Si tratta di ua serie dedicata da Utagawa Kunisada (1786-1865) al Genji Monogatari, la prima opera letteraria del Giappone, in cui si narra l'epopea del principe splendente Hikaru Genji. Il poema venne composto dala nobildonna Murakami Shikibu nel XI secolo.
Oltre ai numerosi attrezzi utilizzati per l'incisione del legno, erano mostrati anche quelli, ancora più numerosi, necessari alla preparazione dei colori e per il loro trasferimento poi prima sulla matrice e poi sul foglio di stampa.
Sono molto numerosi ma anche molto semplici: la mano dell'artigiano fa premio su tutto.

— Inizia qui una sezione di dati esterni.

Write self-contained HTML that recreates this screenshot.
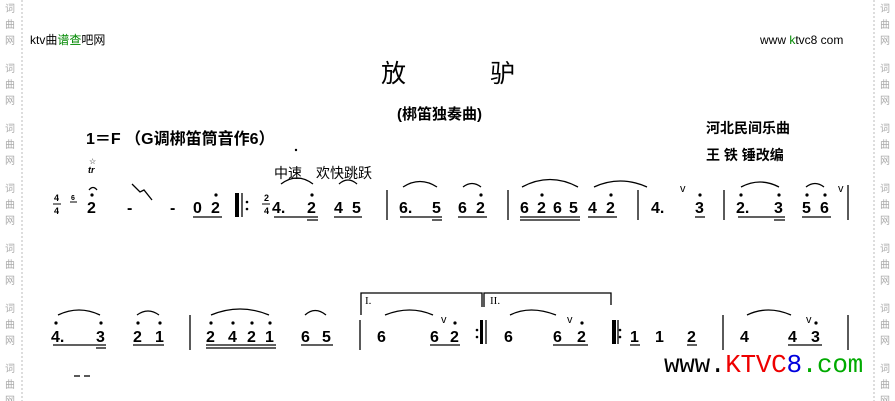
<!DOCTYPE html>
<html><head><meta charset="utf-8"><style>
body{margin:0;background:#fff}
svg{display:block}
.n{font:bold 16px "Liberation Sans",sans-serif;fill:#000}
.c{font-family:"Liberation Sans","Noto Sans CJK SC",sans-serif;fill:#000}
.w{font:10px "Noto Sans CJK SC",sans-serif;fill:#aaa}
</style></head><body>
<svg width="895" height="401" viewBox="0 0 895 401" xmlns="http://www.w3.org/2000/svg">
<line x1="22" y1="0" x2="22" y2="401" stroke="#bbb" stroke-dasharray="2,2"/>
<line x1="874" y1="0" x2="874" y2="401" stroke="#bbb" stroke-dasharray="2,2"/>
<g class="w">
<text x="5" y="12">词</text><text x="5" y="28">曲</text><text x="5" y="44">网</text>
<text x="5" y="72">词</text><text x="5" y="88">曲</text><text x="5" y="104">网</text>
<text x="5" y="132">词</text><text x="5" y="148">曲</text><text x="5" y="164">网</text>
<text x="5" y="192">词</text><text x="5" y="208">曲</text><text x="5" y="224">网</text>
<text x="5" y="252">词</text><text x="5" y="268">曲</text><text x="5" y="284">网</text>
<text x="5" y="312">词</text><text x="5" y="328">曲</text><text x="5" y="344">网</text>
<text x="5" y="372">词</text><text x="5" y="388">曲</text><text x="5" y="404">网</text>
<text x="880" y="12">词</text><text x="880" y="28">曲</text><text x="880" y="44">网</text>
<text x="880" y="72">词</text><text x="880" y="88">曲</text><text x="880" y="104">网</text>
<text x="880" y="132">词</text><text x="880" y="148">曲</text><text x="880" y="164">网</text>
<text x="880" y="192">词</text><text x="880" y="208">曲</text><text x="880" y="224">网</text>
<text x="880" y="252">词</text><text x="880" y="268">曲</text><text x="880" y="284">网</text>
<text x="880" y="312">词</text><text x="880" y="328">曲</text><text x="880" y="344">网</text>
<text x="880" y="372">词</text><text x="880" y="388">曲</text><text x="880" y="404">网</text>
</g>
<text class="c" x="30" y="44" font-size="12">ktv曲<tspan fill="#080">谱查</tspan>吧网</text>
<text class="c" x="760" y="44" font-size="12">www <tspan fill="#080">k</tspan>tvc8 com</text>
<text class="c" x="381" y="82" font-size="25">放</text>
<text class="c" x="490" y="82" font-size="25">驴</text>
<text class="c" x="397" y="119" font-size="15" font-weight="bold">(梆笛独奏曲)</text>
<text class="c" x="86" y="144" font-size="16" font-weight="bold">1＝F （G调梆笛筒音作6）</text>
<circle cx="296" cy="150" r="1.2"/>
<text class="c" x="706" y="133" font-size="14" font-weight="bold">河北民间乐曲</text>
<text class="c" x="706" y="160" font-size="14" font-weight="bold">王 铁 锤改编</text>
<text class="c" x="274" y="178" font-size="14">中速　欢快跳跃</text>

<g class="n">
<text x="54" y="201" font-size="9">4</text><line x1="53" y1="204" x2="61" y2="204" stroke="#000"/><text x="54" y="214" font-size="9">4</text>
<text x="71" y="200" font-size="7">6</text><line x1="70" y1="202" x2="77" y2="202" stroke="#000"/>
<text x="87" y="213">2</text>
<text x="88" y="173" font-size="9" font-style="italic">tr</text><text x="89" y="164" font-size="8" font-weight="normal">☆</text>
<text x="170" y="213">-</text><text x="127" y="213">-</text>
<text x="193" y="213">0</text><text x="211" y="213">2</text>
<text x="272" y="213">4.</text><text x="307" y="213">2</text>
<text x="334" y="213">4</text><text x="352" y="213">5</text>
<text x="399" y="213">6.</text><text x="432" y="213">5</text>
<text x="458" y="213">6</text><text x="476" y="213">2</text>
<text x="520" y="213">6</text><text x="537" y="213">2</text><text x="553" y="213">6</text><text x="569" y="213">5</text>
<text x="588" y="213">4</text><text x="606" y="213">2</text>
<text x="651" y="213">4.</text><text x="695" y="213">3</text>
<text x="736" y="213">2.</text><text x="774" y="213">3</text>
<text x="802" y="213">5</text><text x="820" y="213">6</text>
<text x="264" y="201" font-size="9">2</text><line x1="262" y1="204" x2="270" y2="204" stroke="#000"/><text x="264" y="214" font-size="9">4</text>
<text x="51" y="342">4.</text><text x="96" y="342">3</text>
<text x="133" y="342">2</text><text x="155" y="342">1</text>
<text x="206" y="342">2</text><text x="228" y="342">4</text><text x="247" y="342">2</text><text x="265" y="342">1</text>
<text x="301" y="342">6</text><text x="322" y="342">5</text>
<text x="377" y="342">6</text><text x="430" y="342">6</text><text x="450" y="342">2</text>
<text x="504" y="342">6</text><text x="553" y="342">6</text><text x="577" y="342">2</text>
<text x="630" y="342">1</text><text x="655" y="342">1</text><text x="687" y="342">2</text>
<text x="740" y="342">4</text><text x="788" y="342">4</text><text x="811" y="342">3</text>
</g>
<g font-family="Liberation Sans" font-size="11">
<text x="680" y="192">v</text><text x="838" y="192">v</text>
<text x="441" y="323">v</text><text x="567" y="323">v</text><text x="806" y="323">v</text>
</g>
<g fill="#000">
<circle cx="92" cy="195" r="1.6"/><circle cx="216" cy="195" r="1.6"/><circle cx="312" cy="195" r="1.6"/>
<circle cx="481" cy="195" r="1.6"/><circle cx="542" cy="195" r="1.6"/><circle cx="611" cy="195" r="1.6"/>
<circle cx="700" cy="195" r="1.6"/><circle cx="741" cy="195" r="1.6"/><circle cx="779" cy="195" r="1.6"/>
<circle cx="807" cy="195" r="1.6"/><circle cx="825" cy="195" r="1.6"/>
<circle cx="56" cy="323" r="1.6"/><circle cx="101" cy="323" r="1.6"/><circle cx="138" cy="323" r="1.6"/><circle cx="160" cy="323" r="1.6"/>
<circle cx="211" cy="323" r="1.6"/><circle cx="233" cy="323" r="1.6"/><circle cx="252" cy="323" r="1.6"/><circle cx="270" cy="323" r="1.6"/>
<circle cx="455" cy="323" r="1.6"/><circle cx="582" cy="323" r="1.6"/><circle cx="816" cy="323" r="1.6"/>
<circle cx="247" cy="202" r="1.3"/><circle cx="247" cy="209" r="1.3"/>
<circle cx="477" cy="330" r="1.3"/><circle cx="477" cy="337" r="1.3"/>
<circle cx="620" cy="330" r="1.3"/><circle cx="620" cy="337" r="1.3"/>
<rect x="235" y="193" width="4" height="24"/><rect x="480" y="320" width="3" height="24"/><rect x="612" y="320" width="4" height="24"/>
</g>
<g stroke="#000" stroke-width="1.3" fill="none">
<line x1="242" y1="193" x2="242" y2="217"/><line x1="486" y1="320" x2="486" y2="344"/><line x1="618" y1="320" x2="618" y2="344"/>
<path d="M132 184 L140 192 L144 190 L152 200"/>
<line x1="387" y1="190" x2="387" y2="220"/><line x1="508" y1="190" x2="508" y2="220"/><line x1="638" y1="190" x2="638" y2="220"/>
<line x1="724" y1="190" x2="724" y2="220"/><line x1="848" y1="185" x2="848" y2="220"/>
<line x1="190" y1="315" x2="190" y2="350"/><line x1="360" y1="320" x2="360" y2="350"/><line x1="723" y1="315" x2="723" y2="350"/><line x1="848" y1="315" x2="848" y2="350"/>
<path d="M193 217H222 M274 217H318 M334 217H362 M400 217H442 M458 217H487 M520 217H580 M588 217H617 M695 217H705 M738 217H785 M802 217H831"/>
<path d="M307 220H318 M432 220H442 M520 220H580 M774 220H785"/>
<path d="M53 345H106 M133 345H164 M206 345H276 M301 345H333 M430 345H460 M553 345H588 M630 345H640 M687 345H697 M788 345H822 M96 348H106 M206 348H276"/>
<line x1="74" y1="376" x2="80" y2="376"/><line x1="84" y1="376" x2="90" y2="376"/>
<path d="M281 184Q297 172 313 184 M339 184Q348 176 357 184 M403 187Q420 176 437 187 M463 187Q472 180 481 187 M522 187Q550 172 578 187 M594 187Q620 175 647 187 M741 187Q760 177 779 187 M806 187Q815 180 824 187"/>
<path d="M58 315Q79 305 100 315 M137 315Q148 307 159 315 M211 315Q240 303 269 315 M305 315Q315 306 326 315 M385 315Q410 305 433 315 M510 315Q530 305 556 315 M747 315Q768 305 791 315"/>
<path d="M89 190Q93 185 97 190"/>
<path d="M361 315V293H482V307 M484 307V293H611V305"/>
</g>
<text x="365" y="304" font-family="Liberation Serif" font-size="11">I.</text>
<text x="490" y="304" font-family="Liberation Serif" font-size="11">II.</text>
<text x="664" y="372" font-family="Liberation Mono" font-size="26" letter-spacing="-0.3"><tspan>www.</tspan><tspan fill="#e00">KTVC</tspan><tspan fill="#00d">8</tspan><tspan fill="#0a0">.com</tspan></text>
</svg>
</body></html>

Il sapiente dosaggio dei colori, le loro sovrapposizioni, la sensibilità delle mani dell'artigiano incaricato di pressare il foglio sulla matrice, permettevano di ottenere differenti sfumature della stessa opera. O addirittura di prepararne versioni completamente differenti, una per esempio con i colori del cielo al tramonto e un'altra con i colori dell'alba o del giorno pieno.
Vediamo qui infatti due differenti versioni di una delle stampe più note del grande Hiroshige.
Ma chudiamo la rassegna di questa bella e raccomandabile mostra con una curiosità.
L'interesse verso il Giappone, di cui a fine 800 si aprirono improvvisamente le porte dopo secoli di isolamento, era accompagnato da un interesse speculare dei giapponesi verso il mondo occidentale, a loro totalmente sconosciuto.
Questa stampa per la verità è precedente: risale al 1800 circa e proviene con certezza dagli scambi commerciali e culturali con l'unica entità straniera ammessa in Giappone, la missione commerciale olandese a Deshima.
Rappresenta infatti con una certa verosimiglianza il Foro romano per quanto sia incongrua la presenza del Colosseo; ma è un errore probabilmente già presente nell'originale che ha ispirato questa veduta. Le immagini di paesi lontani hanno sempre avuto molto successo e non si esitava - ovunque - ad affidarne la produzione a chi non aveva mai viaggiato.
La dicitura della stampa riporta per giunta Tempio di Furansuka in Olanda.